I. The IRS has failed to safeguard the private data of donors to charities.
The government has long acknowledged that information about the names and addresses of donors to charitable organizations is sensitive information that should remain private. Accordingly, the IRS is statutorily required to respect the privacy of this information and prevent its public disclosure. Unfortunately, the IRS has proven it is incapable of maintaining donor privacy.
The IRS itself has indicated a desire to end such data collection on Form 990, Schedule B. It is widely believed the IRS is not using the data. There have also been repeated, often unintentional, leaks of this data by the IRS. Finally, the agency has expressed concern about the cost and practicality of protecting the privacy of this data in response to bulk Freedom of Information Act requests.
In short, the IRS has proven time and again that it cannot be trusted with the task of protecting the private data of charitable organizations or the privacy of contributors to those organizations, nor with administering the tax law with regard to these organizations in an unbiased manner. Given these concerns, abolishing the Form 990, Schedule B is necessary to prevent the serious and unnecessary risk of future abuse to donors and charities.
II. The IRS does not require donor information to enforce tax law.
Simply put, the elimination of the Form 990, Schedule B would in no way hinder the ability of the IRS to enforce regulations applicable to nonprofit groups. Two primary arguments have been articulated to the contrary arguing that the IRS needs this private information, and neither holds merit.

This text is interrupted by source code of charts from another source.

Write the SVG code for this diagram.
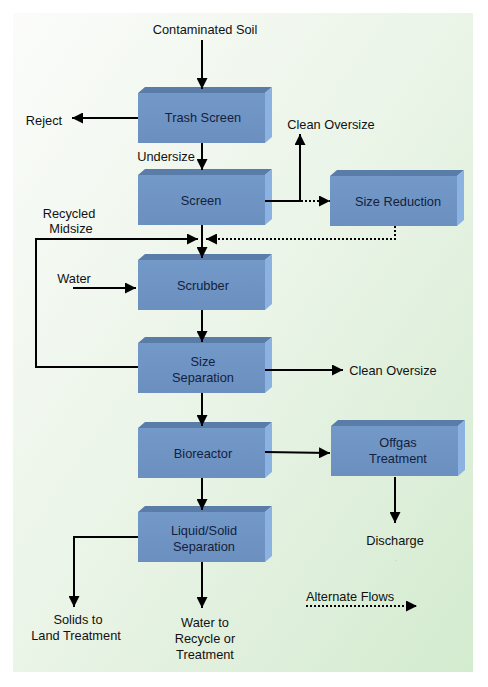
<svg xmlns="http://www.w3.org/2000/svg" xmlns:xlink="http://www.w3.org/1999/xlink" width="488" height="687" viewBox="0 0 488 687">
<defs>
<linearGradient id="bg" x1="0" y1="0" x2="1" y2="1">
<stop offset="0" stop-color="#fbfcfa"/>
<stop offset="0.5" stop-color="#eaf4e7"/>
<stop offset="1" stop-color="#d3ebcf"/>
</linearGradient>
<linearGradient id="front" x1="0" y1="0" x2="0" y2="1">
<stop offset="0" stop-color="#7399c8"/>
<stop offset="1" stop-color="#6b90bf"/>
</linearGradient>
<g id="box">
<rect x="0" y="0" width="127" height="50" fill="url(#front)"/>
<polygon points="0,0 7,-6 134,-6 127,0" fill="#5a7ca9"/>
<polygon points="127,0 134,-6 134,44 127,50" fill="#8cb2e2"/>
</g>
<marker id="ah" viewBox="0 0 10 10" refX="10" refY="5" markerWidth="11" markerHeight="11" orient="auto" markerUnits="userSpaceOnUse">
<path d="M0,0 L10,5 L0,10 z" fill="#000"/>
</marker>
</defs>
<style>
text{font-family:"Liberation Sans",Arial,sans-serif;font-size:12.8px;text-anchor:middle}
.in{fill:#14213d}
.out{fill:#111}
.c{fill:none;stroke:#000;stroke-width:2}
.d{fill:none;stroke:#000;stroke-width:2;stroke-dasharray:2 2}
</style>
<rect x="0" y="0" width="488" height="687" fill="#fff"/>
<rect x="13" y="13" width="460" height="659" fill="url(#bg)"/>

<g id="n-trash"><use xlink:href="#box" x="138" y="93"/><text class="in" x="203" y="122">Trash Screen</text></g>
<g id="n-screen"><use xlink:href="#box" x="138" y="175"/><text class="in" x="201" y="205">Screen</text></g>
<g id="n-sizered"><use xlink:href="#box" x="330" y="176"/><text class="in" x="398" y="206">Size Reduction</text></g>
<g id="n-scrubber"><use xlink:href="#box" x="138" y="260"/><text class="in" x="203" y="290">Scrubber</text></g>
<g id="n-sizesep"><use xlink:href="#box" x="138" y="343"/><text class="in" x="203" y="366">Size</text><text class="in" x="203" y="382">Separation</text></g>
<g id="n-bio"><use xlink:href="#box" x="138" y="428"/><text class="in" x="203" y="458">Bioreactor</text></g>
<g id="n-offgas"><use xlink:href="#box" x="331" y="426"/><text class="in" x="398" y="447">Offgas</text><text class="in" x="398" y="463">Treatment</text></g>
<g id="n-ls"><use xlink:href="#box" x="138" y="512"/><text class="in" x="204" y="535">Liquid/Solid</text><text class="in" x="204" y="551">Separation</text></g>

<g id="labels">
<text class="out" x="205" y="34">Contaminated Soil</text>
<text class="out" x="44" y="125">Reject</text>
<text class="out" x="331" y="129">Clean Oversize</text>
<text class="out" x="166" y="161">Undersize</text>
<text class="out" x="69" y="218">Recycled</text>
<text class="out" x="71" y="233">Midsize</text>
<text class="out" x="74" y="283">Water</text>
<text class="out" x="393" y="375">Clean Oversize</text>
<text class="out" x="395" y="545">Discharge</text>
<text class="out" x="396" y="561" style="font-size:6px;fill:#999">.</text>
<text class="out" x="350" y="601">Alternate Flows</text>
<text class="out" x="78" y="624">Solids to</text>
<text class="out" x="76" y="640">Land Treatment</text>
<text class="out" x="205" y="627">Water to</text>
<text class="out" x="205" y="643">Recycle or</text>
<text class="out" x="205" y="659">Treatment</text>
</g>

<g id="connectors">
<path class="c" d="M202,40 V89" marker-end="url(#ah)"/>
<path class="c" d="M138,118 H72" marker-end="url(#ah)"/>
<path class="c" d="M202,143 V170" marker-end="url(#ah)"/>
<path class="c" d="M265,201 H300 V134" marker-end="url(#ah)"/>
<path class="d" d="M301,201 H330" marker-end="url(#ah)"/>
<path class="d" d="M395,226 V239 H206" marker-end="url(#ah)"/>
<path class="c" d="M138,367 H36 V239 H198" marker-end="url(#ah)"/>
<path class="c" d="M202,225 V258" marker-end="url(#ah)"/>
<path class="c" d="M73,288 H136" marker-end="url(#ah)"/>
<path class="c" d="M202,310 V342" marker-end="url(#ah)"/>
<path class="c" d="M265,370 H343" marker-end="url(#ah)"/>
<path class="c" d="M202,393 V426" marker-end="url(#ah)"/>
<path class="c" d="M265,452 L330,453" marker-end="url(#ah)"/>
<path class="c" d="M202,478 V510" marker-end="url(#ah)"/>
<path class="c" d="M395,477 V523" marker-end="url(#ah)"/>
<path class="c" d="M138,537 H74 V607" marker-end="url(#ah)"/>
<path class="c" d="M202,562 V608" marker-end="url(#ah)"/>
<path class="d" d="M306,606 H417" marker-end="url(#ah)"/>
</g>
</svg>
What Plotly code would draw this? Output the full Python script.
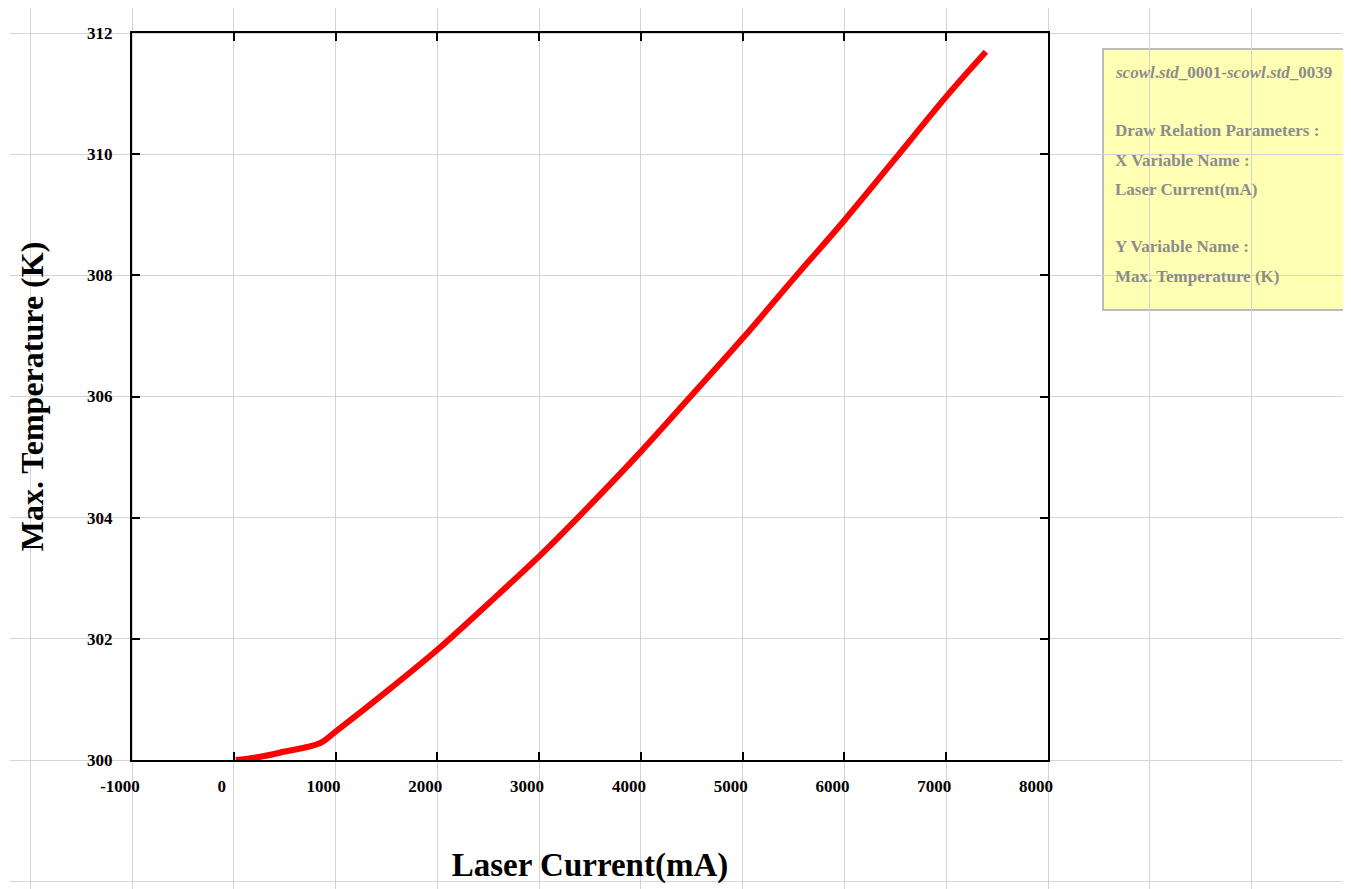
import plotly.graph_objects as go

# ---------------- data ----------------
current_mA = [20, 250, 500, 850, 1000, 1500, 2000, 2500, 3000, 3369, 4000, 4483,
              5000, 5514, 6000, 6477, 7000, 7390]
max_temp_K = [300.0, 300.05, 300.14, 300.28, 300.47, 301.13, 301.82, 302.58, 303.36,
              303.98, 305.09, 305.99, 306.96, 307.97, 308.91, 309.88, 310.95, 311.69]

x_ticks = [-1000, 0, 1000, 2000, 3000, 4000, 5000, 6000, 7000, 8000]
y_ticks = [300, 302, 304, 306, 308, 310, 312]

x_title = "Laser Current(mA)"
y_title = "Max. Temperature (K)"

info_lines = ["<i>scowl</i>.<i>std</i>_0001-<i>scowl</i>.<i>std</i>_0039", "",
              "Draw Relation Parameters :", "X Variable Name :", "Laser Current(mA)", "",
              "Y Variable Name :", "Max. Temperature (K)"]

# ---------------- layout geometry (target viewport px; page has 8px body margin) ----------------
OFF = 8
VW, VH = 1351, 889
W, H = VW - OFF, VH - OFF          # figure size
def px(v):                         # viewport px -> figure px
    return v - OFF

FX0, FX1 = px(132), px(1048)       # frame left/right
FY0, FY1 = px(33), px(760)         # frame top/bottom
XMIN, XMAX = -1000, 8000
YMIN, YMAX = 300, 312
sx = (FX1 - FX0) / (XMAX - XMIN)
sy = (FY1 - FY0) / (YMAX - YMIN)

GL, GT = px(10), 0                 # background grid left/top
grid_xrange = [XMIN + (GL - FX0) / sx, XMIN + (W - FX0) / sx]
grid_yrange = [YMIN - (H - FY1) / sy, YMAX + (FY0 - GT) / sy]

FONT = "Liberation Serif, Times New Roman, serif"

fig = go.Figure()
# background grid canvas (no marks)
fig.add_trace(go.Scatter(x=[], y=[], xaxis="x", yaxis="y", showlegend=False,
                         hoverinfo="skip"))
# data curve
fig.add_trace(go.Scatter(x=current_mA, y=max_temp_K, xaxis="x2", yaxis="y2",
                         mode="lines",
                         line=dict(color="#ff0000", width=6, shape="spline", smoothing=1.0),
                         showlegend=False))

axis_common = dict(
    showgrid=False, zeroline=False, showline=True, linecolor="black", linewidth=2,
    mirror="ticks", ticks="inside", ticklen=8, tickwidth=2, tickcolor="black",
    automargin=False,
    tickfont=dict(family=FONT, size=17, color="black", weight="bold"),
)

fig.update_layout(
    width=W, height=H,
    margin=dict(l=0, r=0, t=0, b=0, autoexpand=False),
    paper_bgcolor="white", plot_bgcolor="rgba(0,0,0,0)",
    showlegend=False,
    xaxis=dict(domain=[GL / W, 1], range=grid_xrange, anchor="y", automargin=False,
               tick0=0, dtick=1000, showgrid=True, gridcolor="#d4d4d4", gridwidth=1,
               showticklabels=False, ticks="", zeroline=False, showline=False),
    yaxis=dict(domain=[0, 1], range=grid_yrange, anchor="x", automargin=False,
               tick0=300, dtick=2, showgrid=True, gridcolor="#d4d4d4", gridwidth=1,
               showticklabels=False, ticks="", zeroline=False, showline=False),
    xaxis2=dict(domain=[FX0 / W, FX1 / W], range=[XMIN, XMAX], anchor="y2",
                tickvals=x_ticks, ticktext=[str(v) for v in x_ticks],
                ticklabelshift=-12, ticklabelstandoff=10,
                title=dict(text=x_title, standoff=57,
                           font=dict(family=FONT, size=33, color="black", weight="bold")),
                **axis_common),
    yaxis2=dict(domain=[(H - FY1) / H, (H - FY0) / H], range=[YMIN, YMAX], anchor="x2",
                tickvals=y_ticks, ticktext=[str(v) for v in y_ticks], ticklabelstandoff=14,
                title=dict(text=y_title, standoff=34,
                           font=dict(family=FONT, size=32, color="black", weight="bold")),
                **axis_common),
)

# info box
BX0, BX1, BY0, BY1 = px(1103), px(1356), px(49), px(310)
fig.add_shape(type="rect", xref="paper", yref="paper",
              x0=BX0 / W, x1=BX1 / W, y0=1 - BY1 / H, y1=1 - BY0 / H,
              fillcolor="#ffffb4", line=dict(color="#a8a8a8", width=1.5), layer="below")

line_y = [72, 101, 131, 160, 190, 218, 247, 276]
for txt, yp in zip(info_lines, line_y):
    if not txt:
        continue
    fig.add_annotation(xref="paper", yref="paper", x=px(1113) / W, y=1 - px(yp) / H,
                       xanchor="left", yanchor="middle", showarrow=False, text=txt,
                       font=dict(family=FONT, size=17, color="#8c8c8c", weight="bold"))

fig.write_html("out.html")
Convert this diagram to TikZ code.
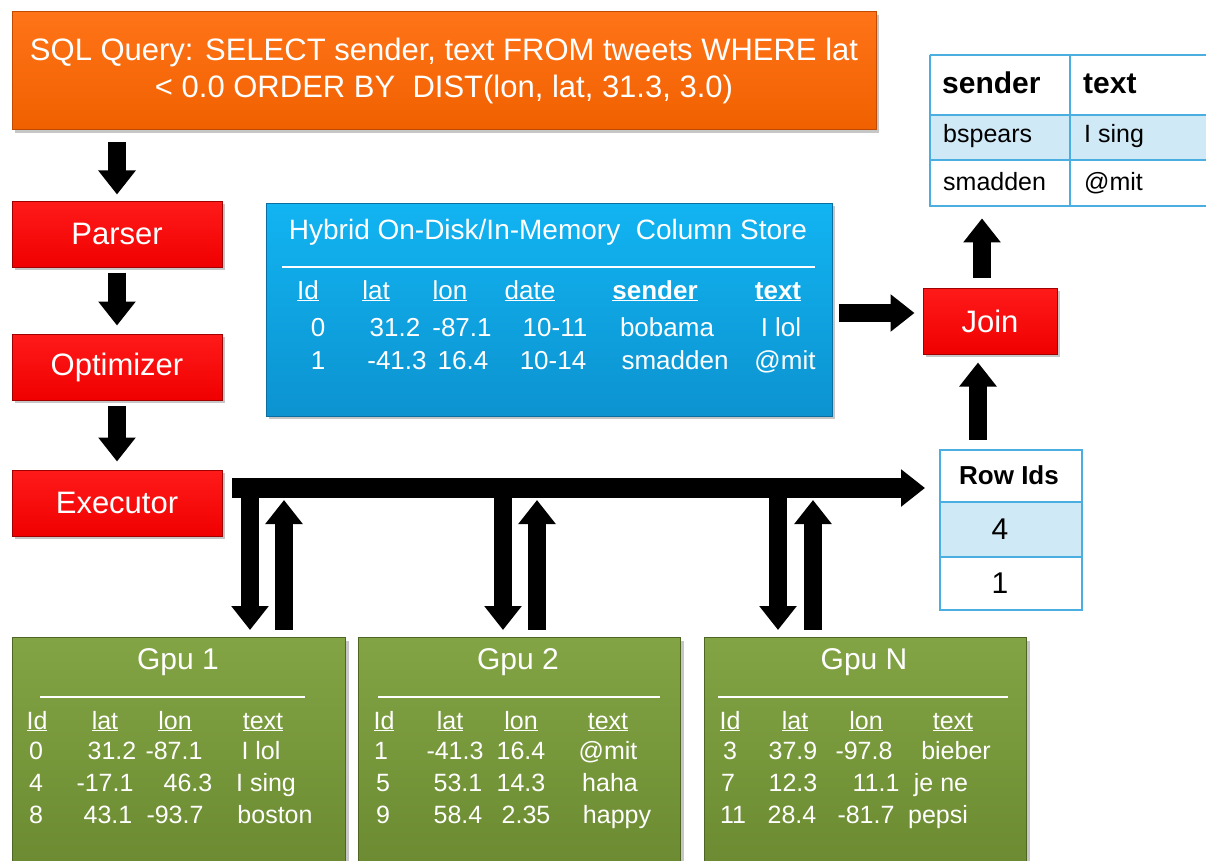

First, it has been suggested that without the Schedule B, charitable organizations would be able to act for private gain and not their established public purpose. However, H.R. 5053 allows the IRS to collect identifying information for officers, directors, and highly-compensated employees. Mass collection of major donor information is neither a necessary or sufficient tool to combat this type of fraud. Additionally, the IRS has an array of other information it gathers on organizational tax returns that is useful in detecting bad actors attempting to use charities for private gain.
The insufficiency of the Schedule B as a law enforcement tool was highlighted in a recent court battle in California. In the case, Americans for Prosperity Foundation (AFPF) v. Harris, the investigative auditor for the Attorney General testified that in the 540 investigations of nonprofit activity conducted by the state of California, just five relied on the IRS Schedule B. Further, in those five cases, the investigator could not recall if an unredacted Schedule B was part of the initial investigation. And, as the District Court’s decision in AFPF v. Harris notes, “even in instances where a Schedule B was relied on, the relevant information it contained could have been obtained from other sources.” IRS investigators have even greater tools and resources than the state of California. Form 990, Schedule B is, at best, redundant to any IRS investigation of fraud by a nonprofit group.
Second, some have argued that the Form 990, Schedule B is a necessary tool to prevent foreign contributions from influencing U.S. elections. As CCP outlined in an earlier letter, such concerns are unfounded. Several protections in the law already exist to prevent foreign influence – most importantly the Bank Secrecy Act, which mandates the reporting of “any suspicious transaction relevant to a possible violation of law.” The Form 990, Schedule B, furthermore, does not aid in the detection of foreign influence, as foreign individuals are legally allowed to contribute to American nonprofits as long as the donations are segregated from general funds that may be used to engage in political speech. The Form 990, Schedule B, therefore, is not currently being used (nor could it be used) to monitor illegitimate foreign donations. Claims that H.R. 5053 would increase foreign influence in elections is little more than scaremongering.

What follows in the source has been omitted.